Schuveiller made her first appearance at a U.S. National Team training camp, joining an extensive list of Notre Dame players who have competed for Team USA at the U-23 level. Most recently, three current Irish players — senior forward Michele Weissenhofer, junior defender/midfielder/forward Lauren Fowlkes and sophomore forward Melissa Henderson — were part of the U-23 player pool, along with two recent Notre Dame graduates and current WPS players Brittany Bock (now with the Los Angeles Sol) and defender Elise Weber (competing for Saint Louis Athletica). Fowlkes also struck gold with the U.S. U-20 National Team at last December’s FIFA U20 Women’s World Cup in Chile.

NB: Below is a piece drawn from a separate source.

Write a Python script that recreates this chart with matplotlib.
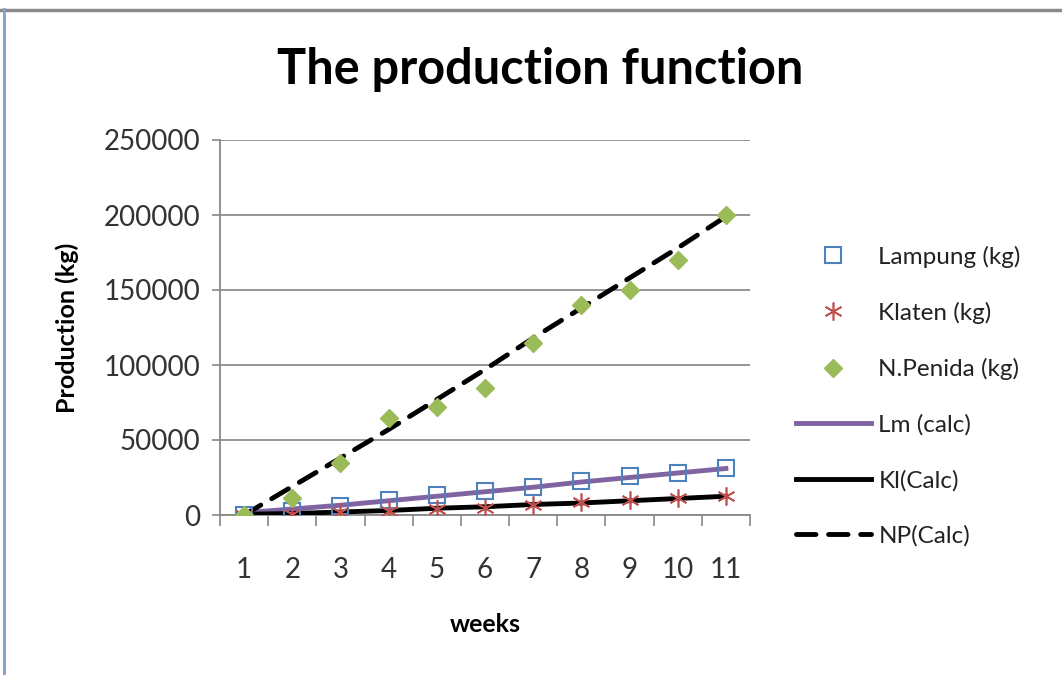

Bock Tapped For U.S. National Team
Former Notre Dame All-American Brittany Bock (’09) was named to the 18-player roster for the United States Women’s National Team’s Oct. 29 friendly against Germany at Impuls Arena in Augsburg, Germany. It was the second time this calendar year that Bock was chosen by U.S. coach Pia Sundhage to suit up for an international friendly. However, as was the case for a May exhibition vs. Canada in Toronto, a last-minute injury kept Bock from earning her first national team cap (international appearance), although she was on hand to help cheer her American teammates to a 1-0 win over the Germans.

Next Game: BIG EAST Final
With a victory over St. John’s on Friday night, Notre Dame would advance to the BIG EAST Championship final on Sunday at noon (ET) against either Marquette (#1 seed in American Division) or West Virginia (#3 seed in American Division) at Morrone Stadium in Storrs, Conn. The title game will be televised live to a national cable audience by the BIG EAST-Regional Sports Networks package (including Comcast SportsNet Chicago), as well as CBS College Sports, and webcast at

The Irish visited WVU back on Oct. 2, pulling out a 3-2 win in overtime on Taylor Knaack’s golden goal 41 seconds into the first extra period. Notre Dame has not played Marquette since last year’s BIG EAST Championship semifinals (a 2-0 Irish win at old Alumni Field).